Calibration and performance evaluation of PM2.5 and NO2 air quality sensors for environmental epidemiology

Over the past few decades, the study and the use of air quality sensors have significantly increased, leading to a wealth of experience and a deeper understanding of their strengths and limitations. This study aimed to develop and evaluate a methodology for PM2.5 and NO2 sensors to enhance sensor accuracy to a level suitable for epidemiological studies, where ensuring data quality is paramount. The performance evaluation of indoor and outdoor sensors was carried out during the co-location phase with reference-equivalent instruments (RIs), by calculating the relative expanded uncertainties (REUs) stated in the EU Air Quality Directive 2008/50/EC and the recently published EU Directive 2024/2881, target diagrams and common error metrics, before the deployment of the air quality sensor systems (AQSSs) in the houses of patients suffering from chronic obstructive pulmonary disease (COPD) or asthma, in Stuttgart (Germany). Regression and machine learning (ML) models for sensor calibration were tested during the co-location. Moreover, an original methodology was designed and evaluated to validate the sensor data during the deployment in the houses of the participants.
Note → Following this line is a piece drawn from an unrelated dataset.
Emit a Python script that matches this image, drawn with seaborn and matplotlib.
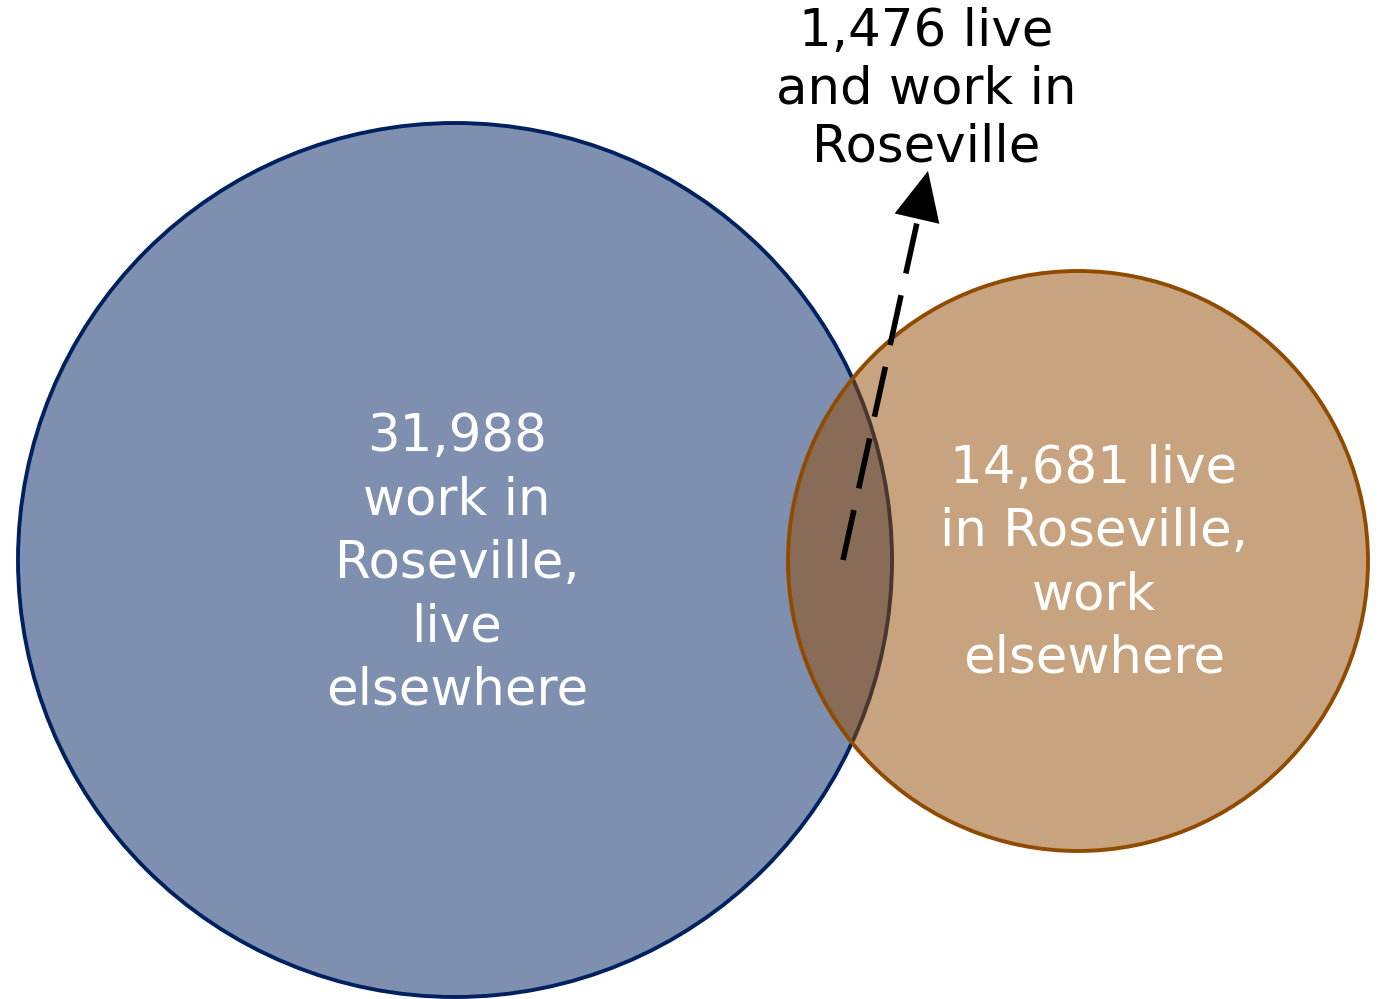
"""Roseville commute Venn diagram."""

import matplotlib

matplotlib.use("Agg")
import matplotlib.pyplot as plt
import seaborn as sns
from matplotlib.patches import Circle

# data
set_names = ["work in Roseville", "live in Roseville"]
only_counts = [31988, 14681]
both_count = 1476
place = "Roseville"

# colours
BLUE = "#002160"
BROWN = "#914B00"

sns.set_theme(style="white")
plt.rcParams["font.family"] = ["DejaVu Sans"]

fig = plt.figure(figsize=(13.83, 9.99), dpi=100)
ax = fig.add_axes([0, 0, 1, 1])
ax.set_xlim(0, 1383)
ax.set_ylim(999, 0)
ax.set_aspect("equal")
ax.axis("off")

# circles (pixel layout)
ax.add_patch(Circle((455, 560), 437, facecolor=BLUE, alpha=0.5, edgecolor="none"))
ax.add_patch(Circle((455, 560), 437, fill=False, edgecolor=BLUE, lw=2.8))
ax.add_patch(Circle((1078, 561), 290, facecolor=BROWN, alpha=0.5, edgecolor="none"))
ax.add_patch(Circle((1078, 561), 290, fill=False, edgecolor=BROWN, lw=2.8))

txt = dict(ha="center", va="center", fontsize=37, linespacing=1.34)
ax.text(457, 564, f"{only_counts[0]:,}\nwork in\n{place},\nlive\nelsewhere", color="white", **txt)
ax.text(1094, 564, f"{only_counts[1]:,} live\nin {place},\nwork\nelsewhere", color="white", **txt)
ax.text(926, 90, f"{both_count:,} live\nand work in\n{place}", color="black",
        ha="center", va="center", fontsize=37, linespacing=1.2)

# dashed arrow from the overlap to the label
ax.plot([843, 918], [560, 218], color="black", lw=4, ls=(0, (9.2, 4.0)),
        solid_capstyle="butt", dash_capstyle="butt")
ax.annotate(
    "",
    xy=(928, 171),
    xytext=(919, 210),
    arrowprops=dict(arrowstyle="-|>,head_length=1.6,head_width=0.75", color="black", lw=0,
                    shrinkA=0, shrinkB=0, mutation_scale=22),
)

fig.savefig("out.png", dpi=100, facecolor="white")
The study found that indoor sensor calibration using artificially generated NO2 and aerosols does not ensure model transferability, emphasizing the need for training data that matches the intended deployment environment in terms of real patterns of concentration, particle composition and environmental conditions. Moreover, the effect of the aggregation time (1, 5, 10, and 15 min) on the performance of the calibration models was evaluated for NO2 sensors. Integrating metadata such as activity logs, window status, and data from official monitoring stations, as well as NO2 measurements with diffusion tubes, proved to be helpful for data validation and interpretation during the sensor deployment in the houses of the participants.